▶ **EXERCISE PROMPT**
Please transcribe the listing below in full and word for word, without its pictures.

▶ **DATA**
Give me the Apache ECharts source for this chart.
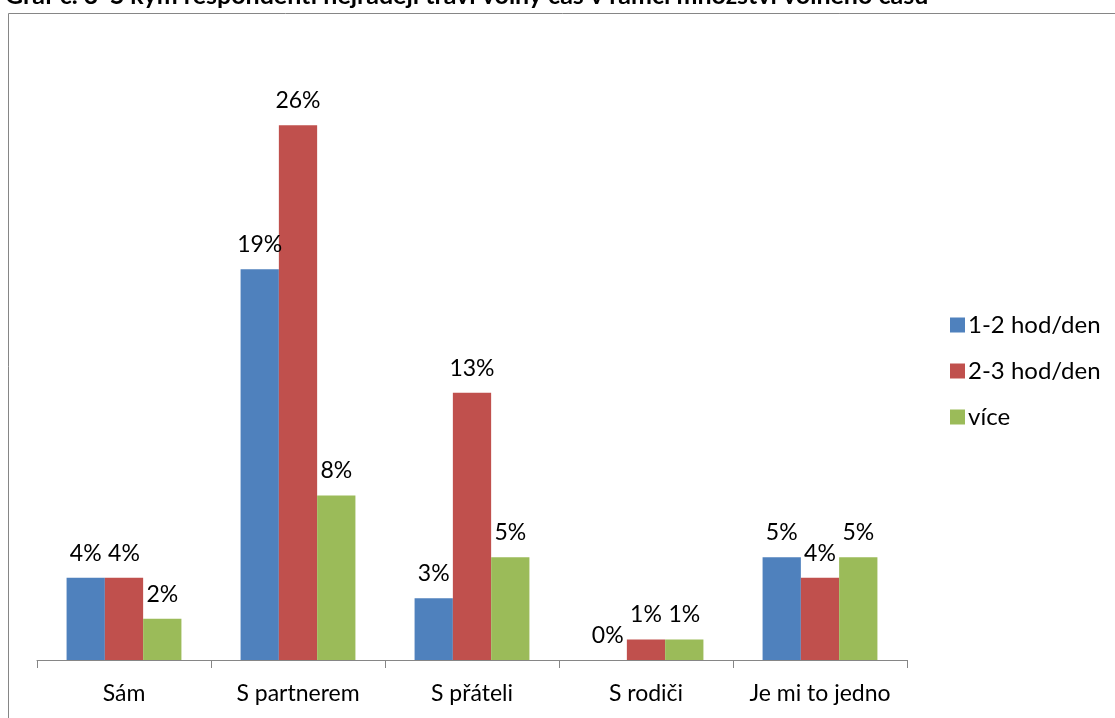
<!DOCTYPE html>
<html>
<head>
<meta charset="utf-8">
<script src="https://cdn.jsdelivr.net/npm/echarts@6/dist/echarts.min.js"></script>
<style>
  html, body { margin: 0; padding: 0; background: #fff; }
  #main { width: 1115px; height: 718px; }
</style>
</head>
<body>
<div id="main"></div>
<script>
// kategorie a hodnoty (v %)
var categories = ['Sám', 'S partnerem', 'S přáteli', 'S rodiči', 'Je mi to jedno'];
var seriesNames = ['1-2 hod/den', '2-3 hod/den', 'více'];
var hod12 = [4, 19, 3, 0, 5];
var hod23 = [4, 26, 13, 1, 4];
var vice = [2, 8, 5, 1, 5];
var colors = ['#4F81BD', '#C0504D', '#9BBB59'];

var font = 'Lato, "Open Sans", sans-serif';

function bar(name, data, color) {
  return {
    name: name,
    type: 'bar',
    data: data,
    barGap: '0%',
    barCategoryGap: '34%',
    itemStyle: { color: color },
    label: {
      show: true,
      position: 'top',
      distance: 13,
      formatter: '{c}%',
      fontFamily: font,
      fontSize: 23,
      color: '#000'
    }
  };
}

var chart = echarts.init(document.getElementById('main'));
chart.setOption({
  animation: false,
  title: {
    text: 'Graf č. 3  S kým respondenti nejraději tráví volný čas v rámci množství volného času',
    left: 0,
    top: -22,
    textStyle: { fontFamily: font, fontSize: 25, fontWeight: 'bold', color: '#000' }
  },
  graphic: [{
    type: 'rect',
    shape: { x: 8.5, y: 13.5, width: 1200, height: 800 },
    style: { fill: '#fff', stroke: '#868686', lineWidth: 1 },
    z: -1,
    silent: true
  }],
  legend: {
    orient: 'vertical',
    left: 945,
    top: 308,
    itemWidth: 15,
    itemHeight: 15,
    itemGap: 22,
    icon: 'rect',
    data: seriesNames,
    textStyle: { fontFamily: font, fontSize: 24, color: '#000', padding: [0, 0, 0, -2] }
  },
  grid: { left: 37, right: 208, top: 43, bottom: 58 },
  xAxis: {
    type: 'category',
    data: categories,
    axisLine: { lineStyle: { color: '#868686', width: 1 } },
    axisTick: { show: true, length: 8, lineStyle: { color: '#868686' } },
    axisLabel: { interval: 0, fontFamily: font, fontSize: 23, color: '#000', margin: 22 }
  },
  yAxis: {
    type: 'value',
    min: 0,
    max: 30,
    show: false,
    splitLine: { show: false }
  },
  series: [
    bar(seriesNames[0], hod12, colors[0]),
    bar(seriesNames[1], hod23, colors[1]),
    bar(seriesNames[2], vice, colors[2])
  ]
});
</script>
</body>
</html>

▶ **RESULT OF THE TASK**
Give me the Apache ECharts source for this chart.
<!DOCTYPE html>
<html>
<head>
<meta charset="utf-8">
<script src="https://cdn.jsdelivr.net/npm/echarts@6/dist/echarts.min.js"></script>
<style>
  html, body { margin: 0; padding: 0; background: #fff; }
  #main { width: 1115px; height: 718px; }
</style>
</head>
<body>
<div id="main"></div>
<script>
// kategorie a hodnoty (v %)
var categories = ['Sám', 'S partnerem', 'S přáteli', 'S rodiči', 'Je mi to jedno'];
var seriesNames = ['1-2 hod/den', '2-3 hod/den', 'více'];
var hod12 = [4, 19, 3, 0, 5];
var hod23 = [4, 26, 13, 1, 4];
var vice = [2, 8, 5, 1, 5];
var colors = ['#4F81BD', '#C0504D', '#9BBB59'];

var font = 'Lato, "Open Sans", sans-serif';

function bar(name, data, color) {
  return {
    name: name,
    type: 'bar',
    data: data,
    barGap: '0%',
    barCategoryGap: '34%',
    itemStyle: { color: color },
    label: {
      show: true,
      position: 'top',
      distance: 13,
      formatter: '{c}%',
      fontFamily: font,
      fontSize: 23,
      color: '#000'
    }
  };
}

var chart = echarts.init(document.getElementById('main'));
chart.setOption({
  animation: false,
  title: {
    text: 'Graf č. 3  S kým respondenti nejraději tráví volný čas v rámci množství volného času',
    left: 0,
    top: -22,
    textStyle: { fontFamily: font, fontSize: 25, fontWeight: 'bold', color: '#000' }
  },
  graphic: [{
    type: 'rect',
    shape: { x: 8.5, y: 13.5, width: 1200, height: 800 },
    style: { fill: '#fff', stroke: '#868686', lineWidth: 1 },
    z: -1,
    silent: true
  }],
  legend: {
    orient: 'vertical',
    left: 945,
    top: 308,
    itemWidth: 15,
    itemHeight: 15,
    itemGap: 22,
    icon: 'rect',
    data: seriesNames,
    textStyle: { fontFamily: font, fontSize: 24, color: '#000', padding: [0, 0, 0, -2] }
  },
  grid: { left: 37, right: 208, top: 43, bottom: 58 },
  xAxis: {
    type: 'category',
    data: categories,
    axisLine: { lineStyle: { color: '#868686', width: 1 } },
    axisTick: { show: true, length: 8, lineStyle: { color: '#868686' } },
    axisLabel: { interval: 0, fontFamily: font, fontSize: 23, color: '#000', margin: 22 }
  },
  yAxis: {
    type: 'value',
    min: 0,
    max: 30,
    show: false,
    splitLine: { show: false }
  },
  series: [
    bar(seriesNames[0], hod12, colors[0]),
    bar(seriesNames[1], hod23, colors[1]),
    bar(seriesNames[2], vice, colors[2])
  ]
});
</script>
</body>
</html>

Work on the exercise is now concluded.